Neben der geselligen Unterhaltung waren Minnedichtung und Minnedienst Teil des
ritterlichen Tugend- und Erziehungssystems. Selbstzucht und Selbstüberwindung
(heute wurde man sagen "Triebverzicht") sollten einer Kriegerkaste
vermittelt werden. In der Minne (von lat. memini=ich erinnere, dagegen Liebe
von idg. lubh=begehren) sah man den Inbegriff des Ritterideals.
Bekannte deutsche Minnedichter waren: - Heinrich von Veldeke,
Friedrich von Hausen, Heinrich von Morungen, Hartmann von Aue, Reinmar von Hagenau.
/ - Walther von der Vogelweide (1168-1228) knüpfte wieder an die Vagantendichtung
an und wandte sich so gegen das allzu Erstarrte, Wirklichkeitsferne der hohen
Minne.
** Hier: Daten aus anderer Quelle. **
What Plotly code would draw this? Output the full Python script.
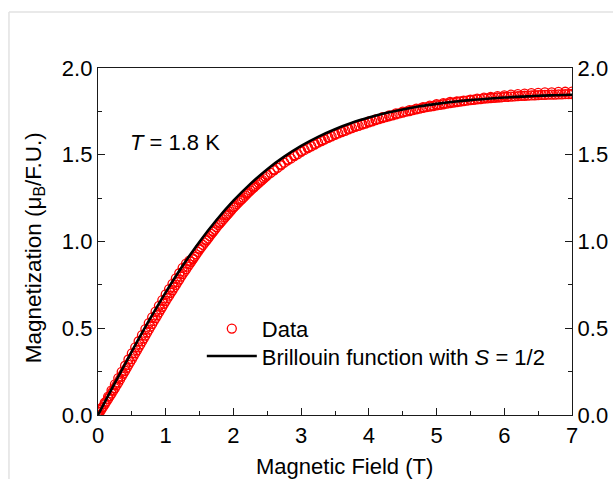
import plotly.graph_objects as go

# ---- data ----
# field sweep up (dense at low field where the curve is steep)
field_up = [
    0.000, 0.025, 0.050, 0.075, 0.100, 0.125, 0.150, 0.175, 0.200, 0.225,
    0.250, 0.275, 0.300, 0.325, 0.350, 0.375, 0.400, 0.425, 0.450, 0.475,
    0.500, 0.525, 0.550, 0.575, 0.600, 0.625, 0.650, 0.675, 0.700, 0.725,
    0.750, 0.775, 0.800, 0.825, 0.850, 0.875, 0.900, 0.925, 0.950, 0.975,
    1.000, 1.025, 1.050, 1.075, 1.100, 1.125, 1.150, 1.175, 1.200, 1.225,
    1.250, 1.275, 1.300, 1.325, 1.350, 1.375, 1.400, 1.425, 1.450, 1.475,
    1.500, 1.525, 1.550, 1.575, 1.600, 1.625, 1.650, 1.675, 1.700, 1.725,
    1.750, 1.775, 1.800, 1.825, 1.850, 1.875, 1.900, 1.925, 1.950, 1.975,
    2.000, 2.025, 2.050, 2.075, 2.100, 2.125, 2.150, 2.175, 2.200, 2.225,
    2.250, 2.275, 2.300, 2.325, 2.350, 2.375, 2.400, 2.425, 2.450, 2.475,
    2.50, 2.55, 2.60, 2.65, 2.70, 2.75, 2.80, 2.85, 2.90, 2.95,
    3.00, 3.05, 3.10, 3.15, 3.20, 3.25, 3.30, 3.35, 3.40, 3.45,
    3.50, 3.55, 3.60, 3.65, 3.70, 3.75, 3.80, 3.85, 3.90, 3.95,
    4.00, 4.05, 4.10, 4.15, 4.20, 4.25, 4.30, 4.35, 4.40, 4.45,
    4.50, 4.55, 4.60, 4.65, 4.70, 4.75, 4.80, 4.85, 4.90, 4.95,
    5.00, 5.05, 5.10, 5.15, 5.20, 5.25, 5.30, 5.35, 5.40, 5.45,
    5.50, 5.55, 5.60, 5.65, 5.70, 5.75, 5.80, 5.85, 5.90, 5.95,
    6.00, 6.05, 6.10, 6.15, 6.20, 6.25, 6.30, 6.35, 6.40, 6.45,
    6.50, 6.55, 6.60, 6.65, 6.70, 6.75, 6.80, 6.85, 6.90, 6.95,
    7.00,
]
magnetization_up = [
    0.000, 0.016, 0.031, 0.047, 0.062, 0.078, 0.093, 0.109, 0.124, 0.140,
    0.155, 0.172, 0.188, 0.205, 0.222, 0.239, 0.255, 0.272, 0.289, 0.306,
    0.322, 0.339, 0.356, 0.373, 0.390, 0.407, 0.424, 0.441, 0.458, 0.475,
    0.492, 0.509, 0.525, 0.542, 0.558, 0.575, 0.591, 0.608, 0.624, 0.641,
    0.657, 0.673, 0.688, 0.704, 0.719, 0.735, 0.750, 0.766, 0.781, 0.797,
    0.812, 0.826, 0.840, 0.855, 0.869, 0.883, 0.897, 0.912, 0.926, 0.940,
    0.954, 0.967, 0.980, 0.993, 1.005, 1.018, 1.031, 1.044, 1.056, 1.069,
    1.082, 1.094, 1.105, 1.116, 1.127, 1.139, 1.150, 1.161, 1.172, 1.184,
    1.195, 1.205, 1.215, 1.225, 1.235, 1.245, 1.254, 1.264, 1.274, 1.284,
    1.294, 1.303, 1.311, 1.320, 1.329, 1.338, 1.346, 1.355, 1.364, 1.373,
    1.381, 1.396, 1.410, 1.425, 1.439, 1.454, 1.467, 1.479, 1.492, 1.504,
    1.517, 1.528, 1.538, 1.549, 1.559, 1.570, 1.579, 1.588, 1.597, 1.606,
    1.615, 1.623, 1.631, 1.638, 1.646, 1.654, 1.661, 1.667, 1.674, 1.680,
    1.687, 1.693, 1.699, 1.705, 1.711, 1.717, 1.722, 1.727, 1.733, 1.738,
    1.743, 1.748, 1.752, 1.757, 1.761, 1.766, 1.770, 1.774, 1.777, 1.781,
    1.785, 1.788, 1.791, 1.795, 1.798, 1.801, 1.804, 1.807, 1.809, 1.812,
    1.815, 1.817, 1.819, 1.821, 1.823, 1.825, 1.827, 1.828, 1.830, 1.831,
    1.833, 1.834, 1.835, 1.837, 1.838, 1.839, 1.840, 1.841, 1.842, 1.843,
    1.844, 1.845, 1.845, 1.846, 1.846, 1.847, 1.848, 1.848, 1.849, 1.849,
    1.850,
]

# field sweep down
field_down = [
    7.0, 6.9, 6.8, 6.7, 6.6, 6.5, 6.4, 6.3, 6.2, 6.1,
    6.0, 5.9, 5.8, 5.7, 5.6, 5.5, 5.4, 5.3, 5.2, 5.1,
    5.0, 4.9, 4.8, 4.7, 4.6, 4.5, 4.4, 4.3, 4.2, 4.1,
    4.0, 3.9, 3.8, 3.7, 3.6, 3.5, 3.4, 3.3, 3.2, 3.1,
    3.0, 2.9, 2.8, 2.7, 2.6, 2.5, 2.4, 2.3, 2.2, 2.1,
    2.0, 1.9, 1.8, 1.7, 1.6, 1.5, 1.4,
    1.35, 1.30, 1.25, 1.20, 1.15, 1.10, 1.05, 1.00, 0.95, 0.90,
    0.85, 0.80, 0.75, 0.70, 0.65, 0.60, 0.55, 0.50, 0.45, 0.40,
    0.35, 0.30, 0.25, 0.20, 0.15, 0.10, 0.05, 0.00,
]
magnetization_down = [
    1.864, 1.863, 1.862, 1.860, 1.859, 1.857, 1.855, 1.852, 1.849, 1.846,
    1.842, 1.838, 1.834, 1.829, 1.823, 1.817, 1.812, 1.808, 1.804, 1.797,
    1.791, 1.783, 1.775, 1.766, 1.757, 1.748, 1.738, 1.727, 1.716, 1.704,
    1.692, 1.679, 1.666, 1.651, 1.636, 1.620, 1.602, 1.584, 1.564, 1.543,
    1.522, 1.497, 1.472, 1.444, 1.415, 1.386, 1.351, 1.316, 1.279, 1.240,
    1.200, 1.155, 1.110, 1.061, 1.010, 0.959, 0.902,
    0.890, 0.872, 0.848, 0.817, 0.787, 0.756, 0.726, 0.695, 0.662, 0.629,
    0.596, 0.563, 0.530, 0.495, 0.460, 0.425, 0.390, 0.355, 0.320, 0.284,
    0.248, 0.213, 0.177, 0.142, 0.106, 0.071, 0.040, 0.020,
]

# Brillouin function curve (S = 1/2)
field_fit = [
    0.00, 0.25, 0.50, 0.75, 1.00, 1.25, 1.50, 1.75, 2.00, 2.25,
    2.50, 2.75, 3.00, 3.25, 3.50, 3.75, 4.00, 4.25, 4.50, 4.75,
    5.00, 5.25, 5.50, 5.75, 6.00, 6.25, 6.50, 6.75, 7.00,
]
magnetization_fit = [
    0.000, 0.185, 0.367, 0.542, 0.707, 0.860, 0.999, 1.124, 1.235, 1.332,
    1.417, 1.489, 1.551, 1.603, 1.647, 1.684, 1.714, 1.740, 1.761, 1.779,
    1.793, 1.805, 1.815, 1.823, 1.830, 1.835, 1.840, 1.843, 1.846,
]

x_tick_values = [0, 1, 2, 3, 4, 5, 6, 7]
y_tick_values = [0.0, 0.5, 1.0, 1.5, 2.0]
y_tick_labels = ["0.0", "0.5", "1.0", "1.5", "2.0"]

FONT = "Liberation Sans, Arial, Helvetica, sans-serif"
AXIS_COLOR = "#1a1a1a"
RED = "#ff0000"

marker_style = dict(symbol="circle-open", size=9, color=RED,
                    line=dict(width=1.3, color=RED))

fig = go.Figure()
fig.add_trace(go.Scatter(x=field_up, y=magnetization_up, mode="markers",
                         name="Data", marker=marker_style, legend="legend"))
fig.add_trace(go.Scatter(x=field_down, y=magnetization_down, mode="markers",
                         name="Data", showlegend=False, marker=marker_style))
fig.add_trace(go.Scatter(x=field_fit, y=magnetization_fit, mode="lines",
                         name="Brillouin function with <i>S</i> = 1/2",
                         line=dict(color="black", width=2.6, shape="spline"),
                         yaxis="y2", legend="legend2"))

common_axis = dict(showline=True, linecolor=AXIS_COLOR, linewidth=1.3,
                   showgrid=False, zeroline=False, ticks="inside",
                   ticklen=7, tickwidth=1.2, tickcolor=AXIS_COLOR,
                   automargin=False,
                   tickfont=dict(family=FONT, size=22, color="black"))

legend_common = dict(xanchor="left", yanchor="top", itemwidth=50,
                     bgcolor="rgba(0,0,0,0)", font=dict(family=FONT, size=22),
                     tracegroupgap=0)

fig.update_layout(
    width=613, height=479,
    margin=dict(l=98, r=41, t=68, b=64, autoexpand=False),
    paper_bgcolor="white", plot_bgcolor="white",
    font=dict(family=FONT, size=22, color="black"),
    xaxis=dict(range=[0, 7], tickvals=x_tick_values, mirror=True,
               minor=dict(ticks="inside", ticklen=4, dtick=0.5, tick0=0,
                          tickcolor=AXIS_COLOR, tickwidth=1.2, showgrid=False),
               **common_axis),
    yaxis=dict(range=[0, 2], tickvals=y_tick_values, ticktext=y_tick_labels,
               minor=dict(ticks="inside", ticklen=4, dtick=0.25, tick0=0,
                          tickcolor=AXIS_COLOR, tickwidth=1.2, showgrid=False),
               **common_axis),
    yaxis2=dict(range=[0, 2], tickvals=y_tick_values, ticktext=y_tick_labels,
                overlaying="y", side="right",
                minor=dict(ticks="inside", ticklen=4, dtick=0.25, tick0=0,
                           tickcolor=AXIS_COLOR, tickwidth=1.2, showgrid=False),
                **common_axis),
    legend=dict(x=0.219, y=0.309, **legend_common),
    legend2=dict(x=0.219, y=0.230, **legend_common),
    showlegend=True,
)

# axis titles
fig.add_annotation(text="Magnetic Field (T)", xref="paper", yref="paper",
                   x=0.520, y=-0.147, xanchor="center", yanchor="middle",
                   showarrow=False, font=dict(family=FONT, size=22, color="black"))
fig.add_annotation(text="Magnetization (μ<sub>B</sub>/F.U.)", xref="paper", yref="paper",
                   x=-0.133, y=0.483, xanchor="center", yanchor="middle",
                   textangle=-90, showarrow=False,
                   font=dict(family=FONT, size=22.5, color="black"))

fig.add_annotation(text="<i>T</i> = 1.8 K", xref="paper", yref="paper",
                   x=0.063, y=0.784, xanchor="left", yanchor="middle",
                   showarrow=False, font=dict(family=FONT, size=22, color="black"))

# light page frame seen at the top and left of the reference image
frame = dict(color="#e2e2e2", width=1.5)
fig.add_shape(type="line", xref="paper", yref="paper",
              x0=-0.1878, y0=1.1614, x1=1.09, y1=1.1614, line=frame)
fig.add_shape(type="line", xref="paper", yref="paper",
              x0=-0.1878, y0=1.1614, x1=-0.1878, y1=-0.19, line=frame)

fig.write_html("out.html")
Er schuf die so genannten "Mädchenlieder" (auch "niedere
Minne"), die sich nicht an eine adlige Dame richteten und die Erotik in
den Vordergrund stellten.
Dichtung des späten Mittelalters (nhd) 13.-15.Jh. Das
ausgehende Mittelalter erlebte den Zerfall des Ritterstandes und das Erstarken
des Bürgertums. Neue literarische Formen entstehen: Volksbuch, Volkslied,
Volksballade (Till Eulenspiegel), Pfaffen- und Standessatire, Meistersang.